STATED GOAL — Print the lines from the one that contains "Write a LaTeX" to the one that contains "(wmark) at (326,313)", inclusive, exactly as they appear, and please drop any pictures.

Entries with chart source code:
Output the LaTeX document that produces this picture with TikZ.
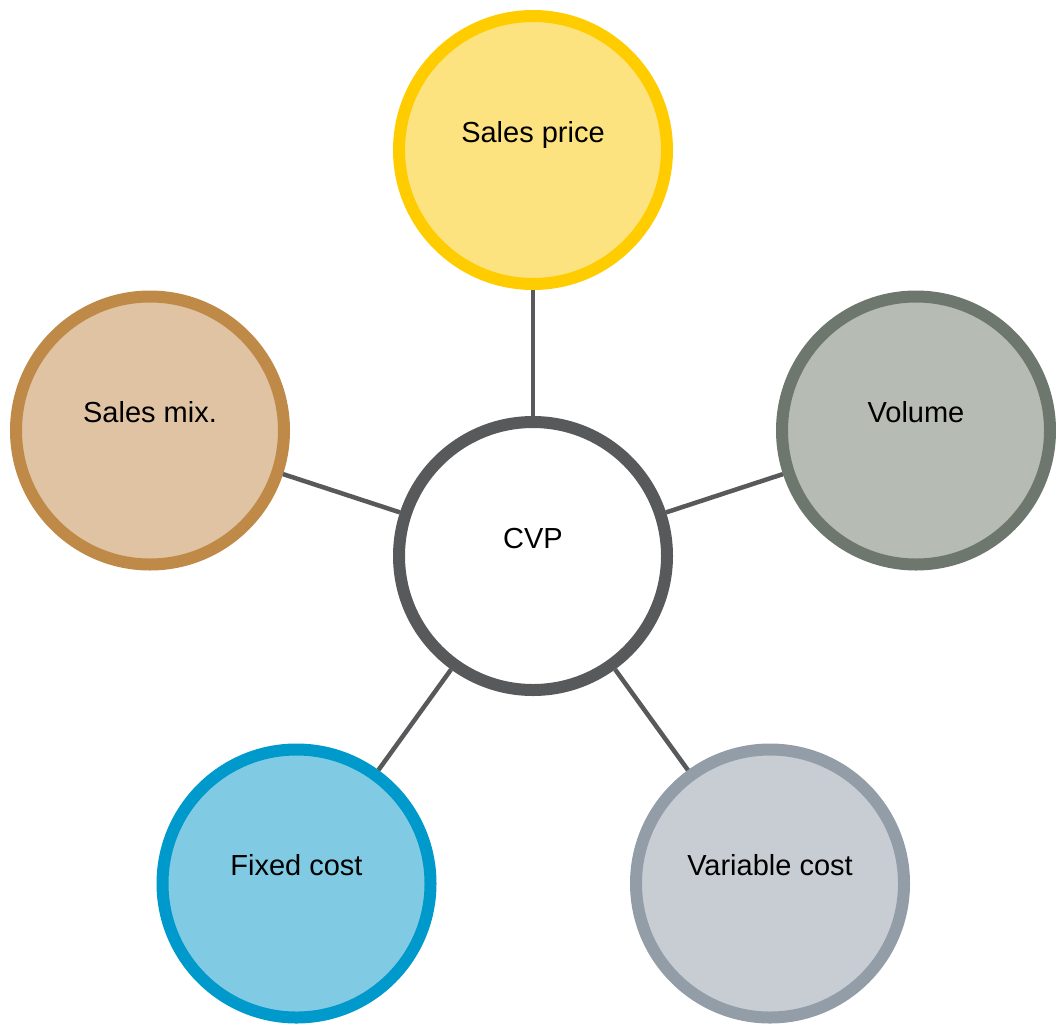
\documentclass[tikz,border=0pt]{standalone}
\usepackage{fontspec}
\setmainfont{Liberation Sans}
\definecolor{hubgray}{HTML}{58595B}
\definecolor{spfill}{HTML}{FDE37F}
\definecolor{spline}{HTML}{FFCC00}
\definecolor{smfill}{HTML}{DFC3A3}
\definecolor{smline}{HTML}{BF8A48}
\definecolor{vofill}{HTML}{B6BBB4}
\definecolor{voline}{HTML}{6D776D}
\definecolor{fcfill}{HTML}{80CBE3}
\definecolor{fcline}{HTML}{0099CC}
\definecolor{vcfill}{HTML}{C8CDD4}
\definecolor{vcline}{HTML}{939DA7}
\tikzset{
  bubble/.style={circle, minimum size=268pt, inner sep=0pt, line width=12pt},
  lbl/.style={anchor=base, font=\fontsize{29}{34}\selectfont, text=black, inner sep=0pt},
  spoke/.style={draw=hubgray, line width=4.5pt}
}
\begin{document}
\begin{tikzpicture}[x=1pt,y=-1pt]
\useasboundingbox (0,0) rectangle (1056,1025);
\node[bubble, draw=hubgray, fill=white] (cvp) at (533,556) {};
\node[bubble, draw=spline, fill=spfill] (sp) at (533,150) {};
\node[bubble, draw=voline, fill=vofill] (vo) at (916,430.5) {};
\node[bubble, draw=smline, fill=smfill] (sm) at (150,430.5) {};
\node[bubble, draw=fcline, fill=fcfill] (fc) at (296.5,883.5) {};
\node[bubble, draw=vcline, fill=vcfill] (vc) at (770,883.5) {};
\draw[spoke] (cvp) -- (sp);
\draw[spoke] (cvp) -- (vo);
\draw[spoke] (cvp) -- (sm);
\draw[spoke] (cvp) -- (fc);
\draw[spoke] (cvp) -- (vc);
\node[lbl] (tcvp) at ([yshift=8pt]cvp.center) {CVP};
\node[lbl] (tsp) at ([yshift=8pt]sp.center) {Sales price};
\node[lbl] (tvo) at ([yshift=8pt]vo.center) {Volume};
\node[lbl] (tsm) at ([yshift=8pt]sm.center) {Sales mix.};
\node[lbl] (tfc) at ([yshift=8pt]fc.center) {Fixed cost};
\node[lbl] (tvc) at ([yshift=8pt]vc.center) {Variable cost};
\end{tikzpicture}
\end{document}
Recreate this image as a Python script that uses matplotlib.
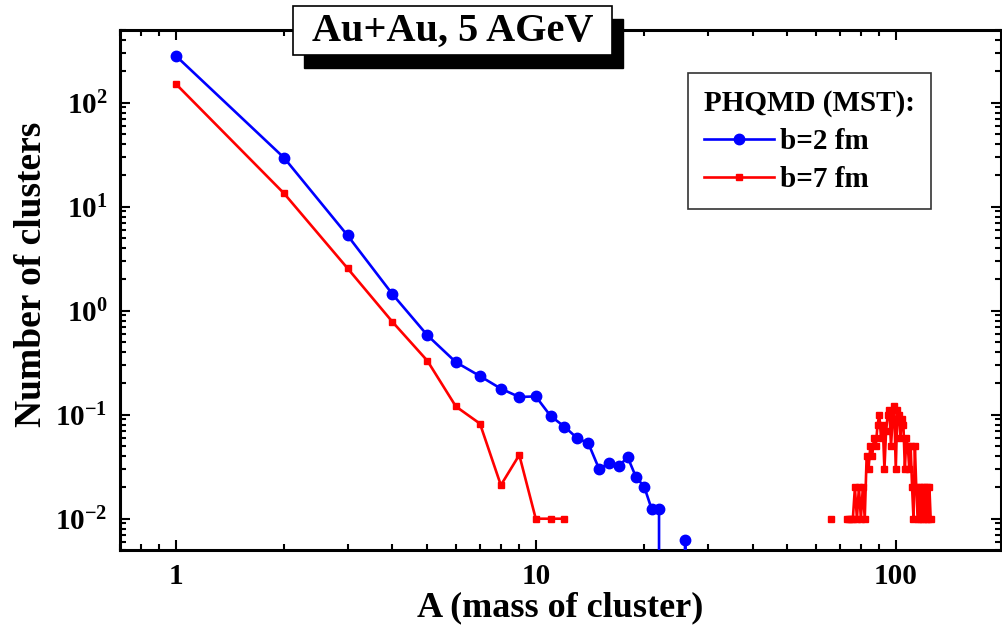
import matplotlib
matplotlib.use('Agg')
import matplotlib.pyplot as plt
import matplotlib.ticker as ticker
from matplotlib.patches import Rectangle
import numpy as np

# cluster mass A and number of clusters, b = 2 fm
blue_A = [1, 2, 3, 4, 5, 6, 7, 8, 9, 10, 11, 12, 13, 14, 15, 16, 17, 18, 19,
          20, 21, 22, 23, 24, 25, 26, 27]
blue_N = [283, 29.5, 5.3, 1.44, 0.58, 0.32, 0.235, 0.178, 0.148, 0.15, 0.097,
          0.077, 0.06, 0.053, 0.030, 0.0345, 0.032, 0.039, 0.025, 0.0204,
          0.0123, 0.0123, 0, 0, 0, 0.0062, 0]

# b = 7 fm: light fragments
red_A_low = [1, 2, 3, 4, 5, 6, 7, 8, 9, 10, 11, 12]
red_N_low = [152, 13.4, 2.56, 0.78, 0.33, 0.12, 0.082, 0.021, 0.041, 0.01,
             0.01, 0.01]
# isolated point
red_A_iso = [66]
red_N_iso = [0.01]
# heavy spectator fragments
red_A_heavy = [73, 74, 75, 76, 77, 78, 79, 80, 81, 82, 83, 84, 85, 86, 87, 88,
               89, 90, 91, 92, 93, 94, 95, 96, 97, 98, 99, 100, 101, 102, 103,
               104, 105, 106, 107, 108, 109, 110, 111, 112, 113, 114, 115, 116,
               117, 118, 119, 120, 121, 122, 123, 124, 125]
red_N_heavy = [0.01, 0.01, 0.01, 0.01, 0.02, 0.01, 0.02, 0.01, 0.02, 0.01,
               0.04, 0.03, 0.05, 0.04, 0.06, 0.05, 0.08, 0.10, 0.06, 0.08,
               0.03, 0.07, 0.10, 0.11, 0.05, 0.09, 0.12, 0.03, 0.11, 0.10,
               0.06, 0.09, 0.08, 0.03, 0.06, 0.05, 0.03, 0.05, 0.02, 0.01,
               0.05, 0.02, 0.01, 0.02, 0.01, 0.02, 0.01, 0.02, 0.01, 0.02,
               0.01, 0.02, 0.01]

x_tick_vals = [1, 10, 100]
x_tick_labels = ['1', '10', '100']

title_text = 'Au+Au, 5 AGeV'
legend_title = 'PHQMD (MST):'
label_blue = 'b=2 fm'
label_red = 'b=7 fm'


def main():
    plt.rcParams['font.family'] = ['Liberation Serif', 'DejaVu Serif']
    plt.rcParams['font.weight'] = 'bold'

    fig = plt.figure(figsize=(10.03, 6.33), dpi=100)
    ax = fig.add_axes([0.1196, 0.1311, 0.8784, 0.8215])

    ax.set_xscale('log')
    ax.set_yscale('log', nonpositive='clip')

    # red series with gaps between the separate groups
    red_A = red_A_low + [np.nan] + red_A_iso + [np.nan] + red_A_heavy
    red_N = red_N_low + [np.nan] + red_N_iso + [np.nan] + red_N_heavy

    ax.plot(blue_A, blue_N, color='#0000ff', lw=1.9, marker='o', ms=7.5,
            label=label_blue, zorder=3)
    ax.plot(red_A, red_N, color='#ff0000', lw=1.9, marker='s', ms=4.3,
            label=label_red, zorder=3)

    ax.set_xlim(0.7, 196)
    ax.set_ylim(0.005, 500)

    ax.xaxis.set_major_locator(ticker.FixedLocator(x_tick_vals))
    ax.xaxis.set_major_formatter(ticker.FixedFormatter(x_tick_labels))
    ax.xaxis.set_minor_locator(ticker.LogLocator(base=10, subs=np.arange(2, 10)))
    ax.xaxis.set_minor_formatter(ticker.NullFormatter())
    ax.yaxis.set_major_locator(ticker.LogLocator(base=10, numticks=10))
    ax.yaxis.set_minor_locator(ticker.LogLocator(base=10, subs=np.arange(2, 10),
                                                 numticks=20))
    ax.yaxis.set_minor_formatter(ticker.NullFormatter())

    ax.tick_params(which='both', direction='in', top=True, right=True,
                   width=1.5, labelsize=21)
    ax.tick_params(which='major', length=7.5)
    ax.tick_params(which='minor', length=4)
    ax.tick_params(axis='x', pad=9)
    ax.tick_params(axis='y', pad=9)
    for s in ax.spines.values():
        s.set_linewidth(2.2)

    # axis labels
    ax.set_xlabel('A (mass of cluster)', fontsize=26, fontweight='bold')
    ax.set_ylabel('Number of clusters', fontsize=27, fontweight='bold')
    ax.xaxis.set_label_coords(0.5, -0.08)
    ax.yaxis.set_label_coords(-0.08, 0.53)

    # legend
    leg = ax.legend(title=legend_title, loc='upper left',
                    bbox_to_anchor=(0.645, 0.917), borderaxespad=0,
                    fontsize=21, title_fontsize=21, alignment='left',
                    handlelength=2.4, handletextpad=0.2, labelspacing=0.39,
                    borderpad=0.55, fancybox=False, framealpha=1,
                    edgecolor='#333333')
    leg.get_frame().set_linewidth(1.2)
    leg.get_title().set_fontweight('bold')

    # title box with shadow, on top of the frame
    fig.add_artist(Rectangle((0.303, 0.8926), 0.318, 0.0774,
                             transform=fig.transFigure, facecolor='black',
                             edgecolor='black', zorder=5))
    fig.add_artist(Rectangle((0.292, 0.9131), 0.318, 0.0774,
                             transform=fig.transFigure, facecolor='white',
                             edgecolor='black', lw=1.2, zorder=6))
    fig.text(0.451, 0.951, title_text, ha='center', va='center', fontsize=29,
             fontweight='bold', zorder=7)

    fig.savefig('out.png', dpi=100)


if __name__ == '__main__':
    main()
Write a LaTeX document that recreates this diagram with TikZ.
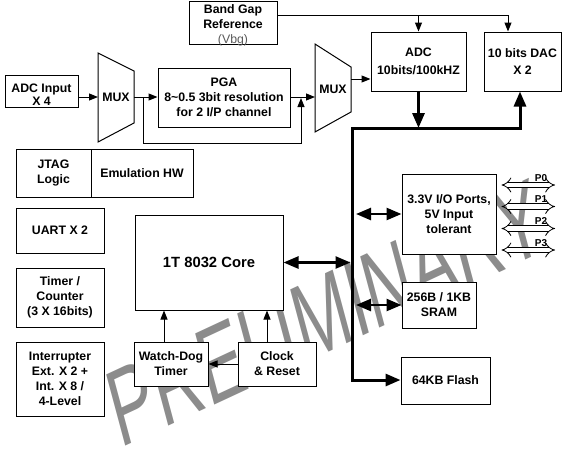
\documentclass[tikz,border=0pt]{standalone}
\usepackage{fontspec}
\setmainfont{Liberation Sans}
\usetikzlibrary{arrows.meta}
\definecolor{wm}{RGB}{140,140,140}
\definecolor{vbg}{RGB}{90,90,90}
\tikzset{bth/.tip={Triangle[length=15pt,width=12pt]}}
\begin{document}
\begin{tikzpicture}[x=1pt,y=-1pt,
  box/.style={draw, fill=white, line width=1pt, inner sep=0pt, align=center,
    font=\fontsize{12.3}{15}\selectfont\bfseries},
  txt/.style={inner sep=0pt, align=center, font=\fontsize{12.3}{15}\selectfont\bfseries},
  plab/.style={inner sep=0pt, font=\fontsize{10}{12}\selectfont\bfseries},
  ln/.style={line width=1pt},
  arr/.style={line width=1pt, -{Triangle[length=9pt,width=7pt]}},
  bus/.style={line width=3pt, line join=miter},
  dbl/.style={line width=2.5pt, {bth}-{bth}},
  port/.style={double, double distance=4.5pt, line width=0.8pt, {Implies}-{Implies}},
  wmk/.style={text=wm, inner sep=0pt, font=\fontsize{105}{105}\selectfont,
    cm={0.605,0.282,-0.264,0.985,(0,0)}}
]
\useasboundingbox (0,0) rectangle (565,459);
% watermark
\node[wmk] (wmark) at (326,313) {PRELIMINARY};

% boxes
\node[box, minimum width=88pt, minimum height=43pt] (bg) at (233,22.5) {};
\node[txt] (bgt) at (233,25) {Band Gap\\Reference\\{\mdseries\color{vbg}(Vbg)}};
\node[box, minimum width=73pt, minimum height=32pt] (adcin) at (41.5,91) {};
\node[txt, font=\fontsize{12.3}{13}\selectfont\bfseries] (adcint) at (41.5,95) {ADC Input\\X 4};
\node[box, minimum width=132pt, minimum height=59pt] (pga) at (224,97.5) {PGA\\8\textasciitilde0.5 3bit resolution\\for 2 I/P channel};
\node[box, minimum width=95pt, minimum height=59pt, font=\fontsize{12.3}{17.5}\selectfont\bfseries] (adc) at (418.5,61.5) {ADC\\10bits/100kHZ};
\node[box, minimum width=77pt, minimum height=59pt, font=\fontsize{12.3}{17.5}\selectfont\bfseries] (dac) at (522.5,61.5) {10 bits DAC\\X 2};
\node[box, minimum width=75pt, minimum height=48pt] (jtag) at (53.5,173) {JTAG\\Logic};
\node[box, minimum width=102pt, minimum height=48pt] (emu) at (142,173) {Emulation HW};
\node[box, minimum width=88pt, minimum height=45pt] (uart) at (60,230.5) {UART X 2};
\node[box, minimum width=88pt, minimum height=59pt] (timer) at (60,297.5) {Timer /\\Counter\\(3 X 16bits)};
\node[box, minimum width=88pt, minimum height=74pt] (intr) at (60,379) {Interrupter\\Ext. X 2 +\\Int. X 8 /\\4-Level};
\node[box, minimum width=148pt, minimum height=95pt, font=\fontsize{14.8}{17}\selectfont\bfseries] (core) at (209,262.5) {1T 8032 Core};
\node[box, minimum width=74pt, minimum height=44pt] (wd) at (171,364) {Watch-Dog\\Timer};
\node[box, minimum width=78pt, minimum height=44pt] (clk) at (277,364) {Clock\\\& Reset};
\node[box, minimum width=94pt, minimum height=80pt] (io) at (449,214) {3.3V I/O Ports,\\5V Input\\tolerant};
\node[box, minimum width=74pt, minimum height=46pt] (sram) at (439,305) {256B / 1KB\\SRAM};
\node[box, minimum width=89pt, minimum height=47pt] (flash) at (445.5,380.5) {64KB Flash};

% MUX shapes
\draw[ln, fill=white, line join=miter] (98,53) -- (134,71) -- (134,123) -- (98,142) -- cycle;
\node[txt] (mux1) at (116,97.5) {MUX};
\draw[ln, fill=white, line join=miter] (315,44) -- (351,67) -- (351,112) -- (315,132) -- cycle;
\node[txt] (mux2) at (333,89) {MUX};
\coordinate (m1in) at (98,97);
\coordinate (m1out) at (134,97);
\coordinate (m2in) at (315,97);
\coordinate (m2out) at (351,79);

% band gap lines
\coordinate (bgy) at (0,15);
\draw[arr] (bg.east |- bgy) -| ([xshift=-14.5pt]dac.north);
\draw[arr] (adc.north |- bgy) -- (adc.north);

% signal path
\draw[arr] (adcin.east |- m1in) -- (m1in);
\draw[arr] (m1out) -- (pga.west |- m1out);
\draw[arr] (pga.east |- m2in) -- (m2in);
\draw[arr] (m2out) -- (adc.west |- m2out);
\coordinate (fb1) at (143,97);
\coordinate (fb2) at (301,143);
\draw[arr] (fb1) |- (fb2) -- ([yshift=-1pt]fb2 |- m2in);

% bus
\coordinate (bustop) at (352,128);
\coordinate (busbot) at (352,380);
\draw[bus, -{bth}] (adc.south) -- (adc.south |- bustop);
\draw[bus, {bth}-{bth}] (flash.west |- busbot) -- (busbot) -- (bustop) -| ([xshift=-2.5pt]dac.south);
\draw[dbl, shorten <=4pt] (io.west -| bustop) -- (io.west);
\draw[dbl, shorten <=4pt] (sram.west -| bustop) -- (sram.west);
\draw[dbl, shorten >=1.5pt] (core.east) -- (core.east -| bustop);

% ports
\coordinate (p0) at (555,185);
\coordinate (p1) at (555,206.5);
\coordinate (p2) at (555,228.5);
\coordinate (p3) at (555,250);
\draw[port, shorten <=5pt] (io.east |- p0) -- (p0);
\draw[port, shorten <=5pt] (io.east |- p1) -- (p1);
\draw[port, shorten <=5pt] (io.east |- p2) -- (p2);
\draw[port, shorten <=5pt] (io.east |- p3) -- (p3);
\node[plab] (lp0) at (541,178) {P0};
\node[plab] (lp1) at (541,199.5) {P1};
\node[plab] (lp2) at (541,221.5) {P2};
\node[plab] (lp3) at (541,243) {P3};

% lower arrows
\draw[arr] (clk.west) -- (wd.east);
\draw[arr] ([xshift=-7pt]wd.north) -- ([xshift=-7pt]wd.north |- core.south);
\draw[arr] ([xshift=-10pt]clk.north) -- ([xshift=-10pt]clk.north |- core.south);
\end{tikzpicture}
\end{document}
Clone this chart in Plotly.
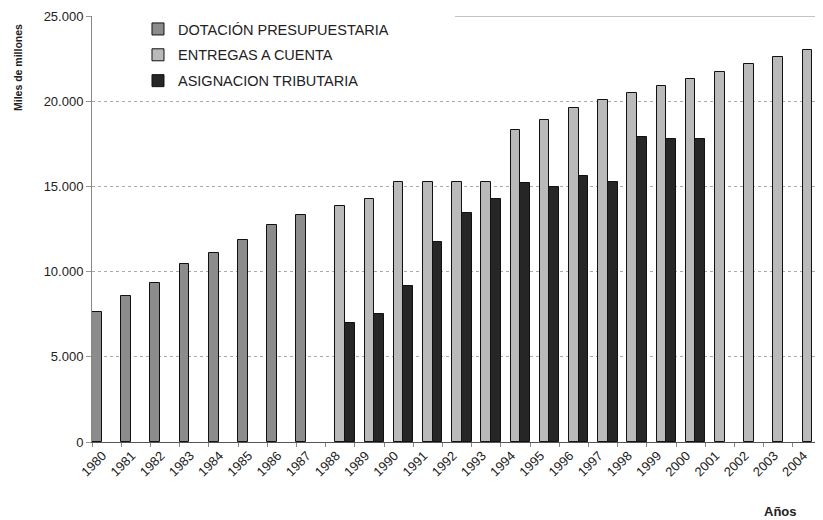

THE COMPLETED TASK —
Write a LaTeX document that recreates this diagram with TikZ.
\documentclass[tikz,border=0pt]{standalone}
\usepackage{fontspec}
\setmainfont{Liberation Sans}
\usetikzlibrary{arrows.meta}
\definecolor{wm}{RGB}{140,140,140}
\definecolor{vbg}{RGB}{90,90,90}
\tikzset{bth/.tip={Triangle[length=15pt,width=12pt]}}
\begin{document}
\begin{tikzpicture}[x=1pt,y=-1pt,
  box/.style={draw, fill=white, line width=1pt, inner sep=0pt, align=center,
    font=\fontsize{12.3}{15}\selectfont\bfseries},
  txt/.style={inner sep=0pt, align=center, font=\fontsize{12.3}{15}\selectfont\bfseries},
  plab/.style={inner sep=0pt, font=\fontsize{10}{12}\selectfont\bfseries},
  ln/.style={line width=1pt},
  arr/.style={line width=1pt, -{Triangle[length=9pt,width=7pt]}},
  bus/.style={line width=3pt, line join=miter},
  dbl/.style={line width=2.5pt, {bth}-{bth}},
  port/.style={double, double distance=4.5pt, line width=0.8pt, {Implies}-{Implies}},
  wmk/.style={text=wm, inner sep=0pt, font=\fontsize{105}{105}\selectfont,
    cm={0.605,0.282,-0.264,0.985,(0,0)}}
]
\useasboundingbox (0,0) rectangle (565,459);
% watermark
\node[wmk] (wmark) at (326,313) {PRELIMINARY};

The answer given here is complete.